## [WHAT YOU WILL DO]
Can you print the data exactly and leave out each image?

## [RAW DATA]

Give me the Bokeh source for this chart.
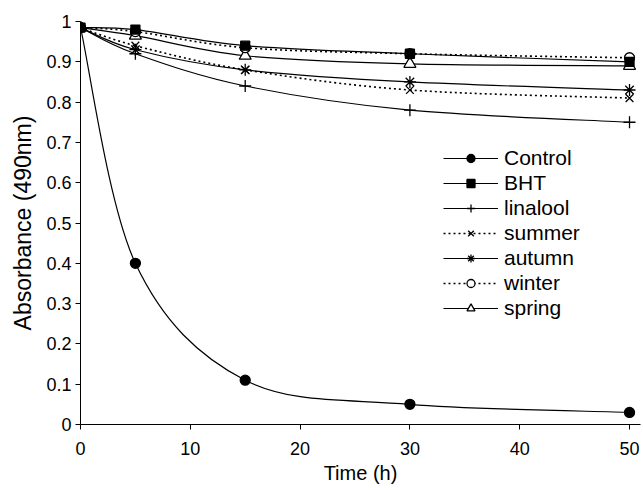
from bokeh.plotting import figure
from bokeh.models import Legend, LegendItem, FixedTicker, ColumnDataSource, Range1d
from bokeh.embed import file_html
from bokeh.resources import INLINE

# ---- data ----
time_h = [0, 5, 15, 30, 50]
control = [0.985, 0.40, 0.11, 0.05, 0.03]
bht = [0.985, 0.98, 0.94, 0.92, 0.90]
linalool = [0.985, 0.92, 0.84, 0.78, 0.75]
summer = [0.985, 0.94, 0.88, 0.83, 0.81]
autumn = [0.985, 0.93, 0.88, 0.85, 0.83]
winter = [0.985, 0.975, 0.935, 0.92, 0.91]
spring = [0.985, 0.965, 0.915, 0.895, 0.89]

series_names = ["Control", "BHT", "linalool", "summer", "autumn", "winter", "spring"]
series_values = [control, bht, linalool, summer, autumn, winter, spring]

x_ticks = [0, 10, 20, 30, 40, 50]
y_ticks = [0, 0.1, 0.2, 0.3, 0.4, 0.5, 0.6, 0.7, 0.8, 0.9, 1.0]
y_tick_labels = ["0", "0.1", "0.2", "0.3", "0.4", "0.5", "0.6", "0.7", "0.8", "0.9", "1"]

# ---- styles ----
styles = {
    "Control": dict(marker="circle", fill="black", size=10, dash="solid", lw=1.2),
    "BHT": dict(marker="square", fill="black", size=9, dash="solid", lw=1.2),
    "linalool": dict(marker="cross", fill="black", size=12, dash="solid", lw=1.2),
    "summer": dict(marker="x", fill="black", size=11, dash="2 3", lw=1.6),
    "autumn": dict(marker="asterisk", fill="black", size=12, dash="solid", lw=1.2),
    "winter": dict(marker="circle", fill="white", size=10, dash="2 3", lw=1.6),
    "spring": dict(marker="triangle", fill="white", size=12, dash="solid", lw=1.2),
}

FONT = "Liberation Sans"

p = figure(width=643, height=490, output_backend="svg", toolbar_location=None,
           x_range=Range1d(0, 51), y_range=Range1d(0, 1.0),
           min_border_left=80, min_border_right=3, min_border_top=21, min_border_bottom=66)
p.outline_line_color = None
p.xgrid.visible = False
p.ygrid.visible = False
p.background_fill_color = "white"

for ax in (p.xaxis[0], p.yaxis[0]):
    ax.axis_line_color = "black"
    ax.axis_line_width = 1
    ax.major_tick_line_color = "black"
    ax.major_tick_in = 0
    ax.major_tick_out = 5
    ax.minor_tick_line_color = None
    ax.major_label_text_font = FONT
    ax.major_label_text_font_size = "18px"
    ax.major_label_text_color = "black"
    ax.axis_label_text_font = FONT
    ax.axis_label_text_font_style = "normal"
    ax.axis_label_text_color = "black"

p.xaxis.axis_label_text_font_size = "20px"
p.yaxis.axis_label_text_font_size = "23px"
p.xaxis.ticker = FixedTicker(ticks=x_ticks)
p.yaxis.ticker = FixedTicker(ticks=y_ticks)
p.yaxis.major_label_overrides = {t: l for t, l in zip(y_ticks, y_tick_labels)}
p.xaxis.axis_label = "Time (h)"
p.yaxis.axis_label = "Absorbance (490nm)"
p.xaxis.major_label_standoff = 12
p.xaxis.axis_label_standoff = 4
p.yaxis.major_label_standoff = 4
p.yaxis.axis_label_standoff = 7


def smooth_segments(xs, ys):
    """Cubic Bezier control points (Catmull-Rom style, like Excel smoothed lines)."""
    n = len(xs)
    out = dict(x0=[], y0=[], x1=[], y1=[], cx0=[], cy0=[], cx1=[], cy1=[])
    for i in range(n - 1):
        xm = xs[i - 1] if i > 0 else xs[i]
        ym = ys[i - 1] if i > 0 else ys[i]
        xp = xs[i + 2] if i + 2 < n else xs[i + 1]
        yp = ys[i + 2] if i + 2 < n else ys[i + 1]
        out["x0"].append(xs[i]); out["y0"].append(ys[i])
        out["x1"].append(xs[i + 1]); out["y1"].append(ys[i + 1])
        out["cx0"].append(xs[i] + (xs[i + 1] - xm) / 6.0)
        out["cy0"].append(ys[i] + (ys[i + 1] - ym) / 6.0)
        out["cx1"].append(xs[i + 1] - (xp - xs[i]) / 6.0)
        out["cy1"].append(ys[i + 1] - (yp - ys[i]) / 6.0)
    return out


items = []
draw_order = list(zip(series_names, series_values))[::-1]
renderers = {}
for name, vals in draw_order:
    st = styles[name]
    src = ColumnDataSource(smooth_segments(time_h, vals))
    lr = p.bezier(x0="x0", y0="y0", x1="x1", y1="y1", cx0="cx0", cy0="cy0",
                  cx1="cx1", cy1="cy1", source=src, line_color="black",
                  line_width=st["lw"], line_dash=st["dash"])
    sr = p.scatter(time_h, vals, marker=st["marker"], size=st["size"],
                   fill_color=st["fill"], line_color="black", line_width=1.3)
    renderers[name] = (lr, sr)

for name in series_names:
    items.append(LegendItem(label=name, renderers=list(renderers[name])))

legend = Legend(items=items, location=(363, 104), orientation="vertical",
                glyph_width=55, glyph_height=20, label_height=20, spacing=1,
                label_standoff=6, padding=0, margin=0,
                border_line_color=None, background_fill_alpha=0,
                label_text_font=FONT, label_text_font_size="21px",
                label_text_color="black")
p.add_layout(legend, "center")

open("out.html", "w").write(file_html(p, INLINE))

## [REPLY]
Give me the Bokeh source for this chart.
from bokeh.plotting import figure
from bokeh.models import Legend, LegendItem, FixedTicker, ColumnDataSource, Range1d
from bokeh.embed import file_html
from bokeh.resources import INLINE

# ---- data ----
time_h = [0, 5, 15, 30, 50]
control = [0.985, 0.40, 0.11, 0.05, 0.03]
bht = [0.985, 0.98, 0.94, 0.92, 0.90]
linalool = [0.985, 0.92, 0.84, 0.78, 0.75]
summer = [0.985, 0.94, 0.88, 0.83, 0.81]
autumn = [0.985, 0.93, 0.88, 0.85, 0.83]
winter = [0.985, 0.975, 0.935, 0.92, 0.91]
spring = [0.985, 0.965, 0.915, 0.895, 0.89]

series_names = ["Control", "BHT", "linalool", "summer", "autumn", "winter", "spring"]
series_values = [control, bht, linalool, summer, autumn, winter, spring]

x_ticks = [0, 10, 20, 30, 40, 50]
y_ticks = [0, 0.1, 0.2, 0.3, 0.4, 0.5, 0.6, 0.7, 0.8, 0.9, 1.0]
y_tick_labels = ["0", "0.1", "0.2", "0.3", "0.4", "0.5", "0.6", "0.7", "0.8", "0.9", "1"]

# ---- styles ----
styles = {
    "Control": dict(marker="circle", fill="black", size=10, dash="solid", lw=1.2),
    "BHT": dict(marker="square", fill="black", size=9, dash="solid", lw=1.2),
    "linalool": dict(marker="cross", fill="black", size=12, dash="solid", lw=1.2),
    "summer": dict(marker="x", fill="black", size=11, dash="2 3", lw=1.6),
    "autumn": dict(marker="asterisk", fill="black", size=12, dash="solid", lw=1.2),
    "winter": dict(marker="circle", fill="white", size=10, dash="2 3", lw=1.6),
    "spring": dict(marker="triangle", fill="white", size=12, dash="solid", lw=1.2),
}

FONT = "Liberation Sans"

p = figure(width=643, height=490, output_backend="svg", toolbar_location=None,
           x_range=Range1d(0, 51), y_range=Range1d(0, 1.0),
           min_border_left=80, min_border_right=3, min_border_top=21, min_border_bottom=66)
p.outline_line_color = None
p.xgrid.visible = False
p.ygrid.visible = False
p.background_fill_color = "white"

for ax in (p.xaxis[0], p.yaxis[0]):
    ax.axis_line_color = "black"
    ax.axis_line_width = 1
    ax.major_tick_line_color = "black"
    ax.major_tick_in = 0
    ax.major_tick_out = 5
    ax.minor_tick_line_color = None
    ax.major_label_text_font = FONT
    ax.major_label_text_font_size = "18px"
    ax.major_label_text_color = "black"
    ax.axis_label_text_font = FONT
    ax.axis_label_text_font_style = "normal"
    ax.axis_label_text_color = "black"

p.xaxis.axis_label_text_font_size = "20px"
p.yaxis.axis_label_text_font_size = "23px"
p.xaxis.ticker = FixedTicker(ticks=x_ticks)
p.yaxis.ticker = FixedTicker(ticks=y_ticks)
p.yaxis.major_label_overrides = {t: l for t, l in zip(y_ticks, y_tick_labels)}
p.xaxis.axis_label = "Time (h)"
p.yaxis.axis_label = "Absorbance (490nm)"
p.xaxis.major_label_standoff = 12
p.xaxis.axis_label_standoff = 4
p.yaxis.major_label_standoff = 4
p.yaxis.axis_label_standoff = 7


def smooth_segments(xs, ys):
    """Cubic Bezier control points (Catmull-Rom style, like Excel smoothed lines)."""
    n = len(xs)
    out = dict(x0=[], y0=[], x1=[], y1=[], cx0=[], cy0=[], cx1=[], cy1=[])
    for i in range(n - 1):
        xm = xs[i - 1] if i > 0 else xs[i]
        ym = ys[i - 1] if i > 0 else ys[i]
        xp = xs[i + 2] if i + 2 < n else xs[i + 1]
        yp = ys[i + 2] if i + 2 < n else ys[i + 1]
        out["x0"].append(xs[i]); out["y0"].append(ys[i])
        out["x1"].append(xs[i + 1]); out["y1"].append(ys[i + 1])
        out["cx0"].append(xs[i] + (xs[i + 1] - xm) / 6.0)
        out["cy0"].append(ys[i] + (ys[i + 1] - ym) / 6.0)
        out["cx1"].append(xs[i + 1] - (xp - xs[i]) / 6.0)
        out["cy1"].append(ys[i + 1] - (yp - ys[i]) / 6.0)
    return out


items = []
draw_order = list(zip(series_names, series_values))[::-1]
renderers = {}
for name, vals in draw_order:
    st = styles[name]
    src = ColumnDataSource(smooth_segments(time_h, vals))
    lr = p.bezier(x0="x0", y0="y0", x1="x1", y1="y1", cx0="cx0", cy0="cy0",
                  cx1="cx1", cy1="cy1", source=src, line_color="black",
                  line_width=st["lw"], line_dash=st["dash"])
    sr = p.scatter(time_h, vals, marker=st["marker"], size=st["size"],
                   fill_color=st["fill"], line_color="black", line_width=1.3)
    renderers[name] = (lr, sr)

for name in series_names:
    items.append(LegendItem(label=name, renderers=list(renderers[name])))

legend = Legend(items=items, location=(363, 104), orientation="vertical",
                glyph_width=55, glyph_height=20, label_height=20, spacing=1,
                label_standoff=6, padding=0, margin=0,
                border_line_color=None, background_fill_alpha=0,
                label_text_font=FONT, label_text_font_size="21px",
                label_text_color="black")
p.add_layout(legend, "center")

open("out.html", "w").write(file_html(p, INLINE))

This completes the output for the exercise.